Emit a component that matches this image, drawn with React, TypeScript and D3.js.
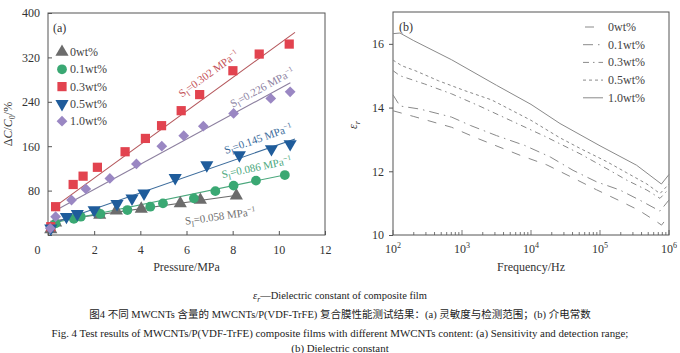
import * as React from 'react'
import { useEffect, useRef } from 'react'
import * as d3 from 'd3'

const WIDTH = 680
const HEIGHT = 353
const SERIF = "'Liberation Serif', 'Times New Roman', serif"
const CAPTION_FONT = "'Liberation Serif', 'Noto Sans CJK SC', serif"

// ---- panel (a): sensitivity, one array pair per MWCNTs content ----
const seriesNames = ['0wt%', '0.1wt%', '0.3wt%', '0.5wt%', '1.0wt%']

const pressure0 = [0.12, 0.33, 2.24, 2.96, 4.04, 5.73, 6.6, 8.16]
const response0 = [10, 22, 36, 44, 47, 57, 63, 71]
const pressure01 = [0.12, 0.33, 1.12, 1.42, 2.27, 3.44, 4.43, 4.98, 6.32, 7.25, 8.04, 9.01, 10.26]
const response01 = [14, 21, 29, 33, 38, 45, 51, 57, 66, 79, 89, 98, 108]
const pressure03 = [0.12, 0.33, 1.09, 1.52, 2.14, 3.34, 4.22, 4.92, 5.77, 6.57, 8.01, 9.15, 10.45]
const response03 = [15, 51, 91, 106, 122, 150, 174, 197, 224, 253, 296, 326, 344]
const pressure05 = [0.12, 0.8, 1.27, 2.0, 2.99, 3.64, 4.16, 5.51, 6.88, 8.29, 9.68, 10.49]
const response05 = [12, 33, 38, 45, 56, 66, 75, 103, 126, 144, 155, 164]
const pressure10 = [0.1, 0.33, 1.02, 1.64, 2.68, 3.83, 4.93, 5.88, 6.73, 8.04, 9.65, 10.49]
const response10 = [12, 33, 63, 83, 102, 128, 160, 179, 196, 219, 246, 258]

const pressures = [pressure0, pressure01, pressure03, pressure05, pressure10]
const responses = [response0, response01, response03, response05, response10]

// linear fits: S (MPa^-1), intercept (%), fitted range (MPa)
const sensitivity = [0.058, 0.086, 0.302, 0.145, 0.226]
const intercept = [24, 20, 42, 18, 37]
const fitStart = [0.1, 0.1, 0.15, 0.1, 0.3]
const fitEnd = [8.2, 10.3, 10.7, 10.7, 10.5]
// where the S label sits along its fit line, and its distance from it
const labelAt = [7.35, 9.15, 7.4, 9.28, 9.47]
const labelShift = [22, -9.5, -13.5, -8.5, -5.5]

const markerColors = ['#6c6c6c', '#3aa873', '#e2434f', '#1f5c9b', '#9a87c3']
const fitColors = ['#6c6c6c', '#4aa77c', '#b4565b', '#3c6c9c', '#8c7f9f']
const labelColors = ['#707070', '#4aa77c', '#c45258', '#3c6c9c', '#8c82a2']

const xTicksA = [0, 2, 4, 6, 8, 10, 12]
const yTicksA = [0, 80, 160, 240, 320, 400]

// ---- panel (b): dielectric constant vs frequency ----
const freq0 = [100, 200, 710, 1600, 7000, 17000, 40000, 89000, 186000, 363000, 660000, 780000, 1000000]
const eps0 = [13.9, 13.72, 13.38, 13.05, 12.5, 12.2, 11.8, 11.42, 11.09, 10.78, 10.42, 10.31, 10.62]
const freq01 = [100, 126, 250, 708, 1320, 3160, 8130, 19000, 40700, 89000, 195000, 380000, 740000, 1000000]
const eps01 = [14.4, 14.05, 13.95, 13.7, 13.44, 13.12, 12.81, 12.45, 12.03, 11.67, 11.41, 11.09, 10.75, 11.1]
const freq03 = [100, 126, 288, 708, 1740, 5000, 15800, 51300, 126000, 245000, 479000, 740000, 1000000]
const eps03 = [15.16, 15.0, 14.74, 14.43, 14.06, 13.6, 13.1, 12.55, 12.08, 11.72, 11.41, 11.15, 11.45]
const freq05 = [100, 135, 209, 457, 1100, 2690, 10000, 26300, 51300, 126000, 245000, 479000, 740000, 1000000]
const eps05 = [15.49, 15.31, 15.16, 14.84, 14.53, 14.24, 13.6, 13.05, 12.72, 12.3, 11.95, 11.6, 11.3, 11.6]
const freq10 = [100, 126, 200, 708, 3160, 10000, 26300, 100000, 339000, 776000, 1000000]
const eps10 = [16.32, 16.34, 16.1, 15.5, 14.7, 14.1, 13.5, 12.8, 12.19, 11.6, 11.9]

const freqs = [freq0, freq01, freq03, freq05, freq10]
const epsValues = [eps0, eps01, eps03, eps05, eps10]
const dashStyles = ['9,9', '10,5,1.5,5', '6,4,1.5,4', '3,3', 'none']
const legendDashOffset = [-2, 0, 0, 0, 0]
const yTicksB = [10, 12, 14, 16]
const decades = [1e2, 1e3, 1e4, 1e5, 1e6]

export default function App() {
  const svgRef = useRef<SVGSVGElement>(null)

  useEffect(() => {
    if (!svgRef.current) return
    const svg = d3.select(svgRef.current)
    svg.selectAll('*').remove()

    svg.append('rect').attr('width', WIDTH).attr('height', HEIGHT).attr('fill', '#fff')

    // ================= (a) =================
    const xA = d3.scaleLinear().domain([0, 12]).range([48, 325])
    const yA = d3.scaleLinear().domain([0, 400]).range([235, 13])
    const gA = svg.append('g').attr('font-family', SERIF)

    gA.append('rect')
      .attr('x', xA(0)).attr('y', yA(400))
      .attr('width', xA(12) - xA(0)).attr('height', yA(0) - yA(400))
      .attr('fill', 'none').attr('stroke', '#555').attr('stroke-width', 1)

    const axisYA = gA.append('g')
      .attr('transform', `translate(${xA(0)},0)`)
      .call(d3.axisLeft(yA).tickValues(yTicksA).tickSize(-4).tickPadding(8)
        .tickFormat(d => (d === 0 ? '' : String(d))))
    const axisXA = gA.append('g')
      .attr('transform', `translate(0,${yA(0)})`)
      .call(d3.axisBottom(xA).tickValues(xTicksA).tickSize(-4).tickPadding(10))
    for (const ax of [axisYA, axisXA]) {
      ax.attr('font-family', SERIF)
      ax.select('.domain').remove()
      ax.selectAll('line').attr('stroke', '#555')
      ax.selectAll('text').attr('font-size', 12).attr('fill', '#333')
    }
    axisXA.selectAll('text').filter(d => d === 0).attr('dx', -11)

    // fit lines
    const fitLine = d3.line<number>()
      .x(d => xA(d[0]))
      .y(d => yA(d[1]))
    sensitivity.forEach((s, i) => {
      const f = (p: number) => intercept[i] + s * 100 * p
      gA.append('path')
        .attr('d', fitLine([[fitStart[i], f(fitStart[i])], [fitEnd[i], f(fitEnd[i])]] as any))
        .attr('fill', 'none')
        .attr('stroke', fitColors[i])
        .attr('stroke-width', 1.1)
    })

    // markers
    const symbolFor = [
      { type: d3.symbolTriangle, size: 75, rot: 0 },
      { type: d3.symbolCircle, size: 75, rot: 0 },
      { type: d3.symbolSquare, size: 85, rot: 0 },
      { type: d3.symbolTriangle, size: 75, rot: 180 },
      { type: d3.symbolSquare, size: 58, rot: 45 },
    ]
    pressures.forEach((ps, i) => {
      const sym = d3.symbol().type(symbolFor[i].type).size(symbolFor[i].size)
      gA.append('g').selectAll('path')
        .data(ps.map((p, j) => [p, responses[i][j]]))
        .join('path')
        .attr('d', sym() as string)
        .attr('transform', d => `translate(${xA(d[0])},${yA(d[1])}) rotate(${symbolFor[i].rot})`)
        .attr('fill', markerColors[i])
    })

    // S labels along fits
    sensitivity.forEach((s, i) => {
      const f = (p: number) => intercept[i] + s * 100 * p
      const px = xA(labelAt[i])
      const py = yA(f(labelAt[i]))
      const ang = Math.atan2(yA(f(labelAt[i] + 1)) - py, xA(labelAt[i] + 1) - px) * 180 / Math.PI
      const t = gA.append('text')
        .attr('transform', `translate(${px},${py}) rotate(${ang})`)
        .attr('y', labelShift[i])
        .attr('text-anchor', 'middle')
        .attr('font-size', 11)
        .attr('fill', labelColors[i])
      t.append('tspan').text('S')
      t.append('tspan').attr('dy', 3).attr('font-size', 8).text('I')
      t.append('tspan').attr('dy', -3).text(`=${s.toFixed(3)} MPa`)
      t.append('tspan').attr('dy', -4).attr('font-size', 7.5).text('−1')
    })

    // legend (a)
    gA.append('text').attr('x', 53).attr('y', 32).attr('font-size', 12).attr('fill', '#333').text('(a)')
    seriesNames.forEach((name, i) => {
      const ly = 52 + i * 17.3
      const sym = d3.symbol().type(symbolFor[i].type).size(symbolFor[i].size)
      gA.append('path')
        .attr('d', sym() as string)
        .attr('transform', `translate(62,${ly}) rotate(${symbolFor[i].rot})`)
        .attr('fill', markerColors[i])
      gA.append('text')
        .attr('x', 70).attr('y', ly + 4)
        .attr('font-size', 12).attr('fill', '#444')
        .text(name)
    })

    // axis titles (a)
    const yTitleA = gA.append('text')
      .attr('transform', `translate(12,124) rotate(-90)`)
      .attr('text-anchor', 'middle').attr('font-size', 12).attr('fill', '#333')
    yTitleA.append('tspan').text('Δ')
    yTitleA.append('tspan').attr('font-style', 'italic').text('C')
    yTitleA.append('tspan').text('/')
    yTitleA.append('tspan').attr('font-style', 'italic').text('C')
    yTitleA.append('tspan').attr('dy', 3).attr('font-size', 8).text('0')
    yTitleA.append('tspan').attr('dy', -3).text('/%')

    gA.append('text')
      .attr('x', (xA(0) + xA(12)) / 2).attr('y', 271)
      .attr('text-anchor', 'middle').attr('font-size', 12).attr('fill', '#333')
      .text('Pressure/MPa')

    // ================= (b) =================
    const xB = d3.scaleLog().domain([1e2, 1e6]).range([393, 669])
    const yB = d3.scaleLinear().domain([10, 17]).range([235, 12])
    const gB = svg.append('g').attr('font-family', SERIF)

    gB.append('rect')
      .attr('x', xB(1e2)).attr('y', yB(17))
      .attr('width', xB(1e6) - xB(1e2)).attr('height', yB(10) - yB(17))
      .attr('fill', 'none').attr('stroke', '#555').attr('stroke-width', 1)

    // bottom ticks: minor + decades, pointing inward
    gB.append('g').selectAll('line')
      .data(xB.ticks())
      .join('line')
      .attr('x1', d => xB(d)).attr('x2', d => xB(d))
      .attr('y1', yB(10))
      .attr('y2', d => yB(10) - (decades.includes(d) ? 5 : 3))
      .attr('stroke', '#555').attr('stroke-width', 0.8)

    decades.forEach(d => {
      const t = gB.append('text')
        .attr('x', xB(d)).attr('y', 253)
        .attr('text-anchor', 'middle').attr('font-size', 12).attr('fill', '#333')
      t.append('tspan').text('10')
      t.append('tspan').attr('dy', -5).attr('font-size', 8).text(String(Math.round(Math.log10(d))))
    })

    const axisYB = gB.append('g')
      .attr('transform', `translate(${xB(1e2)},0)`)
      .attr('font-family', SERIF)
      .call(d3.axisLeft(yB).tickValues(yTicksB).tickSize(4).tickPadding(5).tickFormat(d3.format('d')))
    axisYB.attr('font-family', SERIF)
    axisYB.select('.domain').remove()
    axisYB.selectAll('line').attr('stroke', '#555')
    axisYB.selectAll('text').attr('font-size', 12).attr('fill', '#333')

    const epsLine = d3.line<[number, number]>()
      .x(d => xB(d[0]))
      .y(d => yB(d[1]))
    freqs.forEach((fs, i) => {
      gB.append('path')
        .attr('d', epsLine(fs.map((f, j) => [f, epsValues[i][j]] as [number, number])) as string)
        .attr('fill', 'none')
        .attr('stroke', '#8a8a8a')
        .attr('stroke-width', 1)
        .attr('stroke-dasharray', dashStyles[i])
    })

    // legend (b)
    gB.append('text').attr('x', 399).attr('y', 31).attr('font-size', 12).attr('fill', '#333').text('(b)')
    seriesNames.forEach((name, i) => {
      const ly = 27 + i * 17.7
      gB.append('line')
        .attr('x1', 583).attr('x2', 603).attr('y1', ly).attr('y2', ly)
        .attr('stroke', '#8a8a8a').attr('stroke-width', 1)
        .attr('stroke-dasharray', dashStyles[i])
        .attr('stroke-dashoffset', legendDashOffset[i])
      gB.append('text')
        .attr('x', 608).attr('y', ly + 4)
        .attr('font-size', 12).attr('fill', '#444')
        .text(name)
    })

    const yTitleB = gB.append('text')
      .attr('transform', `translate(357,125) rotate(-90)`)
      .attr('text-anchor', 'middle').attr('font-size', 12).attr('fill', '#333')
      .attr('font-style', 'italic')
    yTitleB.append('tspan').text('ε')
    yTitleB.append('tspan').attr('dy', 3).attr('font-size', 8).text('r')

    gB.append('text')
      .attr('x', (xB(1e2) + xB(1e6)) / 2).attr('y', 271)
      .attr('text-anchor', 'middle').attr('font-size', 12).attr('fill', '#333')
      .text('Frequency/Hz')

    // ================= captions =================
    const cap = svg.append('g').attr('font-family', CAPTION_FONT).attr('fill', '#222')
    const c1 = cap.append('text').attr('x', 340).attr('y', 299).attr('text-anchor', 'middle').attr('font-size', 10.5)
    c1.append('tspan').attr('font-style', 'italic').text('ε')
    c1.append('tspan').attr('dy', 2.5).attr('font-size', 7.5).attr('font-style', 'italic').text('r')
    c1.append('tspan').attr('dy', -2.5).text('—Dielectric constant of composite film')

    cap.append('text').attr('x', 340).attr('y', 318).attr('text-anchor', 'middle').attr('font-size', 10.5)
      .text('图4   不同 MWCNTs 含量的 MWCNTs/P(VDF-TrFE) 复合膜性能测试结果：(a) 灵敏度与检测范围；(b) 介电常数')
    cap.append('text').attr('x', 340).attr('y', 336.5).attr('text-anchor', 'middle').attr('font-size', 10.9)
      .text('Fig. 4   Test results of MWCNTs/P(VDF-TrFE) composite films with different MWCNTs content: (a) Sensitivity and detection range;')
    cap.append('text').attr('x', 340).attr('y', 352).attr('text-anchor', 'middle').attr('font-size', 10.9)
      .text('(b) Dielectric constant')
  }, [])

  return (
    <svg
      ref={svgRef}
      width={WIDTH}
      height={HEIGHT}
      style={{ position: 'absolute', left: 0, top: 0 }}
    />
  )
}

---------------

*Task statement*. Reproduce the data above word for word from its first line through the line that holds "['0wt%', '0.1wt%', '0.3wt%', '0.5wt%', '1.0wt%']", both ends included; skip pictures.

*Written response*.
Emit a component that matches this image, drawn with React, TypeScript and D3.js.
import * as React from 'react'
import { useEffect, useRef } from 'react'
import * as d3 from 'd3'

const WIDTH = 680
const HEIGHT = 353
const SERIF = "'Liberation Serif', 'Times New Roman', serif"
const CAPTION_FONT = "'Liberation Serif', 'Noto Sans CJK SC', serif"

// ---- panel (a): sensitivity, one array pair per MWCNTs content ----
const seriesNames = ['0wt%', '0.1wt%', '0.3wt%', '0.5wt%', '1.0wt%']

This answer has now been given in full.